Against a backdrop of twisted metal and charred rubble, a giant golden sculpture of a woman’s head with pouty red lips stared impassively ahead.

There, in the middle of a multilane road, stood a soundstage, faced by scores of empty plastic chairs and bamboo mats lying crumpled on the pavement.

Until two days ago the stage – sporting a large banner reading “PEACEFUL PROTESTERS NOT TERRORISTS” – was the raucous centerpiece of a monthlong anti-government demonstration that paralyzed the Ratchaprasong intersection, with its world-class malls and five-star hotels.

After days of violence, which saw security forces fire at protesters armed with slingshots and kill about three dozen people, the military’s armored personnel carriers on Tuesday knocked down the 4-square-kilometer protest-encampment’s fortifications of rubber tires bristling with bamboo stakes.



In the ensuing melee, mobs of Red Shirt protesters torched banks, a television station, a movie theater and several malls.

On Thursday, along roads and sidewalks carpeted with litter and discarded personal items, groups of soldiers heavily perspiring in their bulletproof vests and helmets poked around inquisitively.

One picked up an intact packet of cigarettes. Another perused a Thai boxing magazine. A third inspected a lost savings account passbook issued by a bank whose branch at nearby Siam Square had been burned to the ground by Red Shirts. An officer asked to take a picture with me as a souvenir, even handing me a rifle.

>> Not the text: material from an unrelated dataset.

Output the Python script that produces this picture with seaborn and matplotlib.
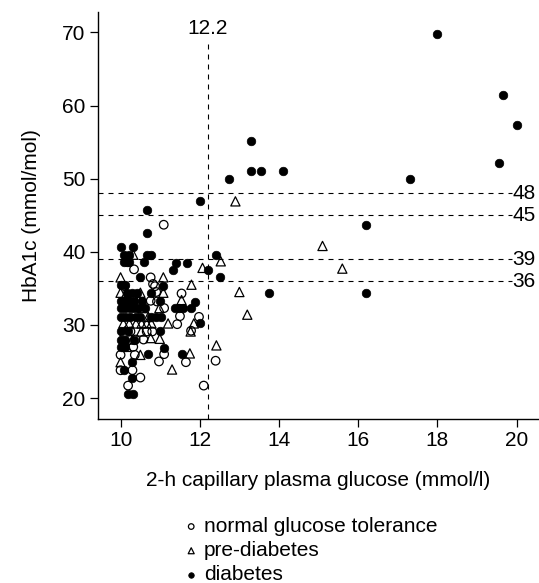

A few hundred meters away, a mutt lolled in the debris of an improvised campsite on the sidewalk, where two days before a family of protesters had made their home on the road near a support pillar of Bangkok’s modern elevated light rail.

Scrawled in large Thai letters with a blue marker pen on the dog’s off-white hide was a plea: “I’m scared. don’t hurt me.”

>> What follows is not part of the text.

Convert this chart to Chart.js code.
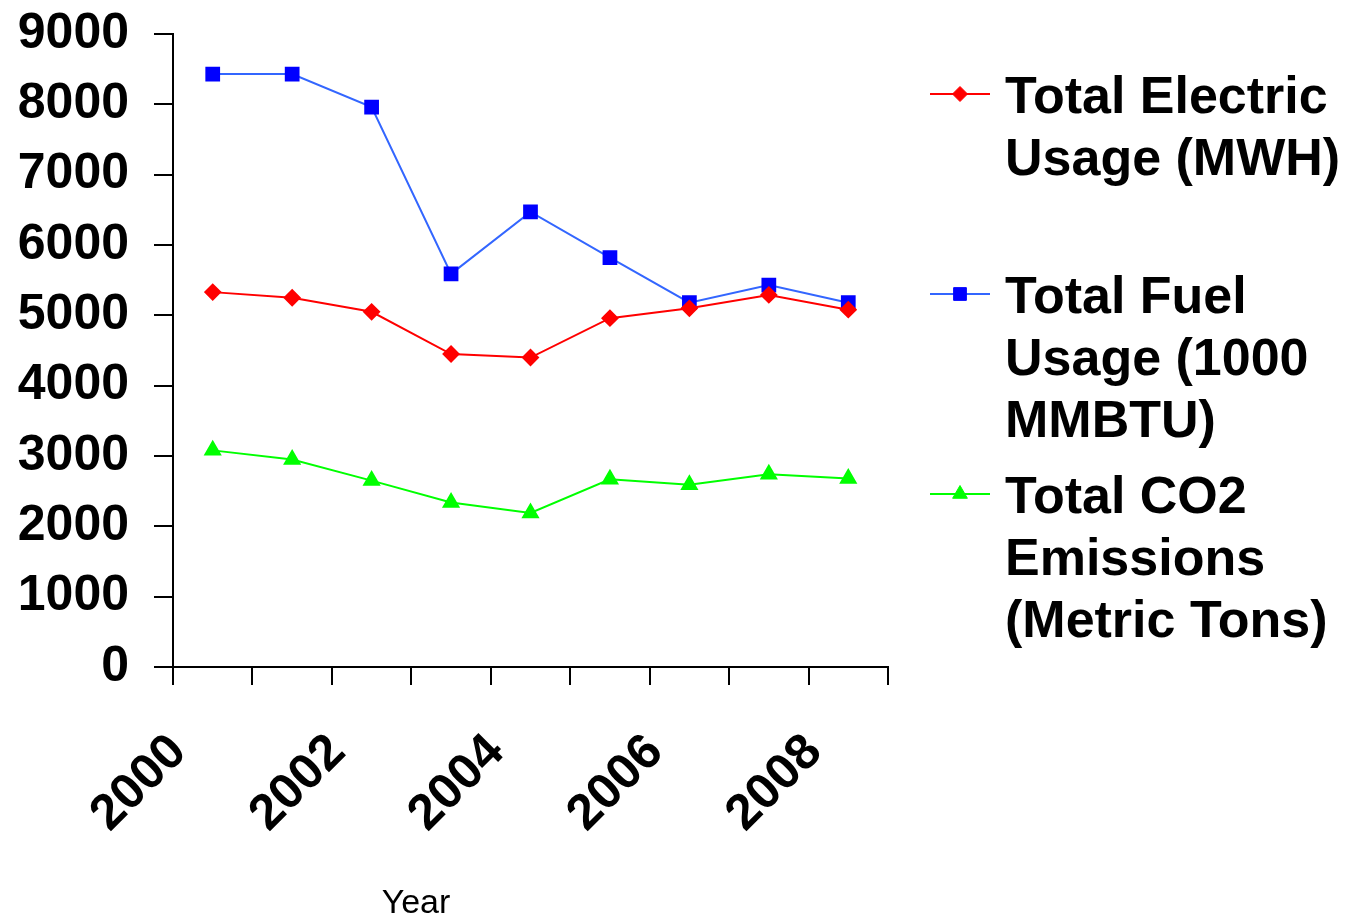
<!DOCTYPE html>
<html>
<head>
<meta charset="utf-8">
<script src="https://cdn.jsdelivr.net/npm/chart.js@4.4.1/dist/chart.umd.min.js"></script>
<style>
  html, body { margin: 0; padding: 0; background: #ffffff; }
  #wrap { width: 1345px; height: 918px; }
</style>
</head>
<body>
<div id="wrap"><canvas id="c" width="1345" height="918"></canvas></div>
<script>
// ---- data ----
const categories = ['2000', '2001', '2002', '2003', '2004', '2005', '2006', '2007', '2008'];
const electricUsage = [5330, 5250, 5050, 4450, 4400, 4960, 5100, 5290, 5080];
const fuelUsage = [8430, 8430, 7960, 5590, 6470, 5820, 5180, 5430, 5180];
const co2Emissions = [3080, 2950, 2650, 2340, 2190, 2670, 2590, 2740, 2680];
const yTicks = [0, 1000, 2000, 3000, 4000, 5000, 6000, 7000, 8000, 9000];
const seriesNames = ['Total Electric Usage (MWH)', 'Total Fuel Usage (1000 MMBTU)', 'Total CO2 Emissions (Metric Tons)'];
const legendLines = [
  ['Total Electric', 'Usage (MWH)'],
  ['Total Fuel', 'Usage (1000', 'MMBTU)'],
  ['Total CO2', 'Emissions', '(Metric Tons)']
];
const xTitle = 'Year';

Chart.defaults.font.family = '"Liberation Sans", Arial, Helvetica, sans-serif';
Chart.defaults.color = '#000000';

const sideLegend = {
  id: 'sideLegend',
  afterDraw(chart, args, o) {
    const ctx = chart.ctx;
    ctx.save();
    chart.data.datasets.forEach((ds, i) => {
      const y = o.top + i * o.itemGap;
      ctx.strokeStyle = ds.borderColor;
      ctx.lineWidth = 2;
      ctx.beginPath();
      ctx.moveTo(o.lineX0, y);
      ctx.lineTo(o.lineX1, y);
      ctx.stroke();
      ctx.fillStyle = ds.pointBackgroundColor;
      ctx.strokeStyle = ds.pointBorderColor;
      ctx.lineWidth = 1;
      Chart.helpers.drawPoint(ctx, {
        pointStyle: ds.pointStyle,
        radius: ds.pointRadius,
        borderWidth: 1,
        rotation: 0
      }, (o.lineX0 + o.lineX1) / 2, y);
      ctx.fillStyle = '#000000';
      ctx.font = o.font;
      ctx.textAlign = 'left';
      ctx.textBaseline = 'alphabetic';
      legendLines[i].forEach((line, j) => {
        ctx.fillText(line, o.textX, y + o.baselineOffset + j * o.lineHeight);
      });
    });
    ctx.font = o.titleFont;
    ctx.textAlign = 'center';
    ctx.textBaseline = 'alphabetic';
    ctx.fillText(xTitle, o.titleX, o.titleY);
    ctx.restore();
  }
};

new Chart(document.getElementById('c'), {
  type: 'line',
  data: {
    labels: categories,
    datasets: [
      {
        label: seriesNames[0],
        data: electricUsage,
        borderColor: '#ff0000',
        backgroundColor: '#ff0000',
        pointBackgroundColor: '#ff0000',
        pointBorderColor: '#ff0000',
        pointStyle: 'rectRot',
        pointRadius: 7.5,
        borderWidth: 2,
        tension: 0
      },
      {
        label: seriesNames[1],
        data: fuelUsage,
        borderColor: '#3366ff',
        backgroundColor: '#0000ff',
        pointBackgroundColor: '#0000ff',
        pointBorderColor: '#0000ff',
        pointStyle: 'rect',
        pointRadius: 9,
        borderWidth: 2,
        tension: 0
      },
      {
        label: seriesNames[2],
        data: co2Emissions,
        borderColor: '#00ff00',
        backgroundColor: '#00ff00',
        pointBackgroundColor: '#00ff00',
        pointBorderColor: '#00ff00',
        pointStyle: 'triangle',
        pointRadius: 8.5,
        borderWidth: 2,
        tension: 0
      }
    ]
  },
  options: {
    responsive: false,
    devicePixelRatio: 1,
    animation: false,
    layout: { padding: { left: 0, right: 457, top: 34, bottom: 0 } },
    plugins: {
      legend: { display: false },
      tooltip: { enabled: false },
      sideLegend: {
        top: 94,
        itemGap: 200,
        lineX0: 930,
        lineX1: 990,
        textX: 1005,
        baselineOffset: 19,
        lineHeight: 62,
        font: 'bold 52px "Liberation Sans", Arial, sans-serif',
        titleFont: '34px "Liberation Sans", Arial, sans-serif',
        titleX: 416,
        titleY: 913
      }
    },
    scales: {
      x: {
        type: 'category',
        offset: true,
        grid: {
          offset: true,
          drawOnChartArea: false,
          drawTicks: true,
          tickLength: 18,
          color: '#000000',
          lineWidth: 2
        },
        border: { display: true, color: '#000000', width: 2 },
        ticks: {
          autoSkip: false,
          maxRotation: 45,
          minRotation: 45,
          padding: 38,
          labelOffset: -34,
          color: '#000000',
          font: { size: 50, weight: 'bold' },
          callback: function (value, index) {
            return index % 2 === 0 ? this.getLabelForValue(value) : '';
          }
        },
        afterFit: (s) => { s.height = 251; s.paddingTop = 0; }
      },
      y: {
        min: 0,
        max: 9000,
        grid: {
          drawOnChartArea: false,
          drawTicks: true,
          tickLength: 19,
          color: '#000000',
          lineWidth: 2
        },
        border: { display: true, color: '#000000', width: 2 },
        afterBuildTicks: (s) => { s.ticks = yTicks.map(v => ({ value: v })); },
        ticks: {
          padding: 25,
          color: '#000000',
          font: { size: 50, weight: 'bold' },
          callback: (v) => String(v)
        },
        afterFit: (s) => { s.width = 173; s.paddingTop = 0; s.paddingBottom = 0; }
      }
    }
  },
  plugins: [sideLegend]
});
</script>
</body>
</html>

Nearby, a lone protester – a thin man of around 50, apparently left behind in the sprawling wasteland of a now deserted encampment – lay on a rattan mat, his eyes closed, his hands clasped to his chest as if ready for burial.

Beside an abandoned teddy bear nearby lay a creased photocopy of a young boy’s school report.

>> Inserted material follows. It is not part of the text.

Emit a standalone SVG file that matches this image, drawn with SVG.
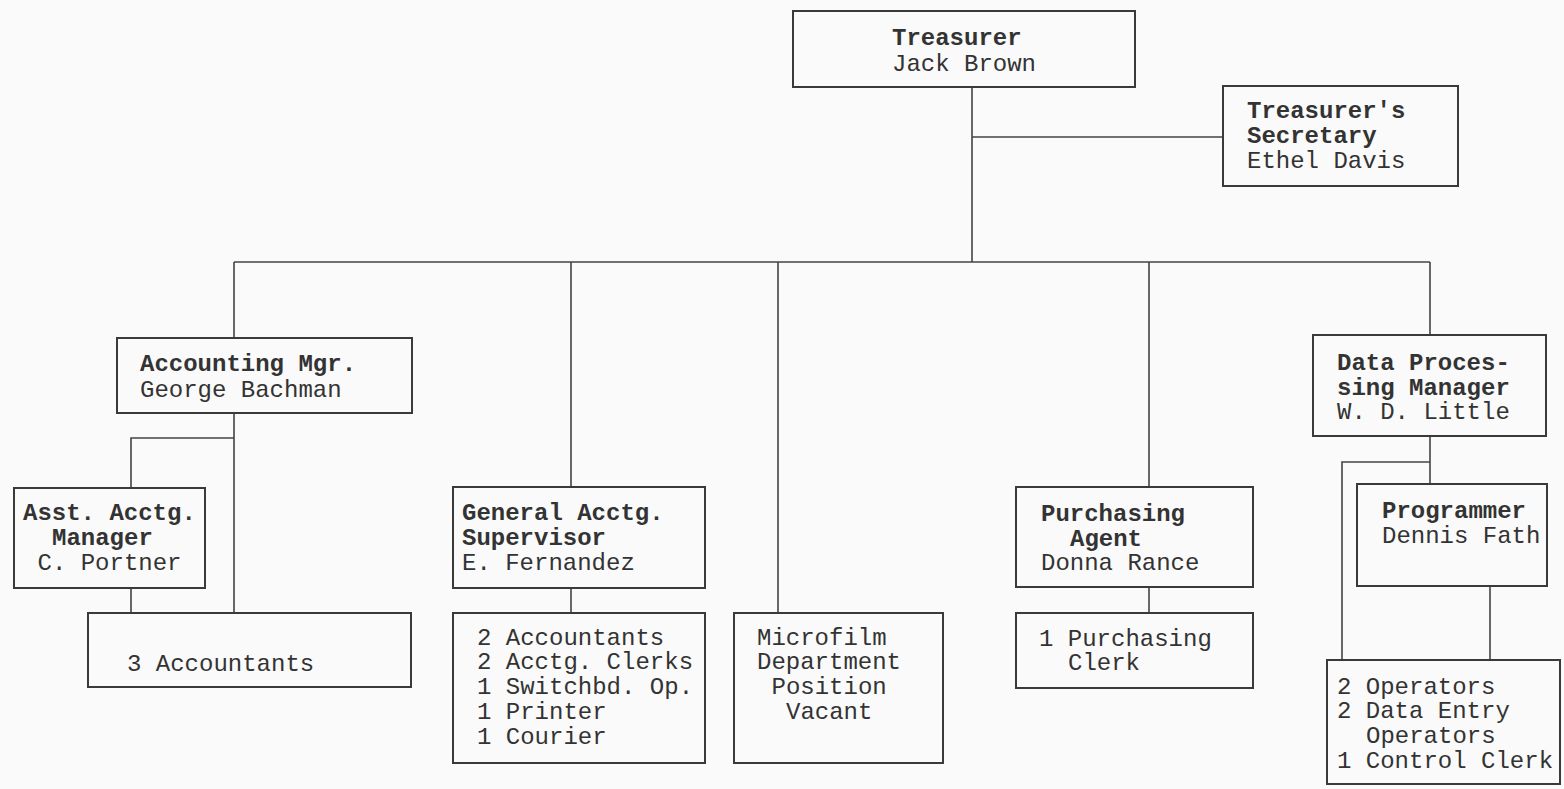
<svg xmlns="http://www.w3.org/2000/svg" width="1564" height="789" viewBox="0 0 1564 789">
<style>
.bg{fill:#fafafa}
.box{fill:none;stroke:#3a3a3a;stroke-width:2}
.con{fill:none;stroke:#444;stroke-width:1.6}
text{font-family:"Liberation Mono","Courier New",monospace;font-size:24px;fill:#333}
.b{font-weight:bold}
</style>
<rect class="bg" x="0" y="0" width="1564" height="789"/>
<g id="connectors">
<path class="con" d="M972,87 V262 M972,137 H1223 M234,262 H1430 M234,262 V338 M571,262 V487 M778,262 V613 M1149,262 V487 M1430,262 V335"/>
<path class="con" d="M234,413 V613 M234,438 H131 V488 M131,588 V613"/>
<path class="con" d="M571,588 V613"/>
<path class="con" d="M1149,587 V613"/>
<path class="con" d="M1430,436 V484 M1430,462 H1342 V660 M1490,586 V660"/>
</g>
<g id="treasurer">
<rect class="box" x="793" y="11" width="342" height="76"/>
<text class="b" x="892" y="45">Treasurer</text>
<text x="892" y="71">Jack Brown</text>
</g>
<g id="secretary">
<rect class="box" x="1223" y="86" width="235" height="100"/>
<text class="b" x="1247" y="118">Treasurer's</text>
<text class="b" x="1247" y="143">Secretary</text>
<text x="1247" y="168">Ethel Davis</text>
</g>
<g id="accounting-mgr">
<rect class="box" x="117" y="338" width="295" height="75"/>
<text class="b" x="140" y="371">Accounting Mgr.</text>
<text x="140" y="397">George Bachman</text>
</g>
<g id="asst-acctg-mgr">
<rect class="box" x="14" y="488" width="191" height="100"/>
<text class="b" x="23" y="520">Asst. Acctg.</text>
<text class="b" x="52" y="545">Manager</text>
<text x="37.5" y="570">C. Portner</text>
</g>
<g id="three-accountants">
<rect class="box" x="88" y="613" width="323" height="74"/>
<text x="127" y="671">3 Accountants</text>
</g>
<g id="general-acctg">
<rect class="box" x="453" y="487" width="252" height="101"/>
<text class="b" x="462" y="520">General Acctg.</text>
<text class="b" x="462" y="545">Supervisor</text>
<text x="462" y="570">E. Fernandez</text>
</g>
<g id="general-staff">
<rect class="box" x="453" y="613" width="252" height="150"/>
<text x="477" y="645">2 Accountants</text>
<text x="477" y="669">2 Acctg. Clerks</text>
<text x="477" y="694">1 Switchbd. Op.</text>
<text x="477" y="719">1 Printer</text>
<text x="477" y="744">1 Courier</text>
</g>
<g id="microfilm">
<rect class="box" x="734" y="613" width="209" height="150"/>
<text x="757" y="645">Microfilm</text>
<text x="757" y="669">Department</text>
<text x="771.5" y="694">Position</text>
<text x="786" y="719">Vacant</text>
</g>
<g id="purchasing-agent">
<rect class="box" x="1016" y="487" width="237" height="100"/>
<text class="b" x="1041" y="521">Purchasing</text>
<text class="b" x="1070" y="546">Agent</text>
<text x="1041" y="570">Donna Rance</text>
</g>
<g id="purchasing-clerk">
<rect class="box" x="1016" y="613" width="237" height="75"/>
<text x="1039" y="646">1 Purchasing</text>
<text x="1068" y="670">Clerk</text>
</g>
<g id="dp-manager">
<rect class="box" x="1313" y="335" width="233" height="101"/>
<text class="b" x="1337" y="370">Data Proces-</text>
<text class="b" x="1337" y="395">sing Manager</text>
<text x="1337" y="419">W. D. Little</text>
</g>
<g id="programmer">
<rect class="box" x="1357" y="484" width="190" height="102"/>
<text class="b" x="1382" y="518">Programmer</text>
<text x="1382" y="543">Dennis Fath</text>
</g>
<g id="dp-staff">
<rect class="box" x="1327" y="660" width="233" height="124"/>
<text x="1337" y="694">2 Operators</text>
<text x="1337" y="718">2 Data Entry</text>
<text x="1366" y="743">Operators</text>
<text x="1337" y="768">1 Control Clerk</text>
</g>
</svg>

“Come have a look at this,” a sergeant invited me in fluent English, indicating a carton filled with a jumble of car and motorcycle keys, IDs and ATM cards.

“You see, the Black Shirts” – an alleged shadowy paramilitary unit of former army rangers providing security at the protest site – “withheld important items so protesters couldn’t leave without permission,” explained the sergeant, who said his name was Ae.
Another box contained soda bottles fashioned into crude Molotov cocktails.

Thailand’s security forces have insisted that the thousands of anti-government protesters – mostly middle-aged and elderly women and men, along with several parents with children – were held hostage by a small hard-core group of armed militants during the weeks of standoff, which pitted protesters armed largely with slingshots and sharpened bamboo stakes against combat soldiers and riot police with assault weapons.

Asked about the box, a Red Shirt demonstrator later said it was probably a lost-and-found depository.

As firemen busied themselves subduing the smoldering remains at Central World Plaza, a kilometer or so away a crowd of men, women and children (some mere babes in arms) shuffled along, two and three abreast, between lines of armed security men in combat gear.

Promised safe passage home, the men and women – each with an identifying number scribbled with a marker on a forearm – were being documented and searched.
A few younger men’s tatty bags yielded brand-name watches, sunglasses and other valuables they admitted to having looted from high-end shops.

The protesters – most from the impoverished rural northeast – had just been rounded up from inside a Buddhist monastery, behind Central World Plaza, where they sought shelter during the army’s crackdown.

Fearing for their lives, they had remained holed up in the Pathum Wanaram temple after the rest of the encampment was evacuated.

“They were shooting at us,” one woman whispered, glancing furtively at the soldiers.
Nearby, through loudspeakers mounted on an armored personnel carrier, an army officer extolled the joys of returning home to one’s family.

“I saw several people shot with my own eyes,” the woman added.

Drained to the point of lethargy, several protesters looked defeated.

Others remained defiant.

“This is not the end,” insisted a 45-year-old woman from the central Lopburi province with the temporary security ID No. 384 inked on her forearm. “They can’t keep us down forever.”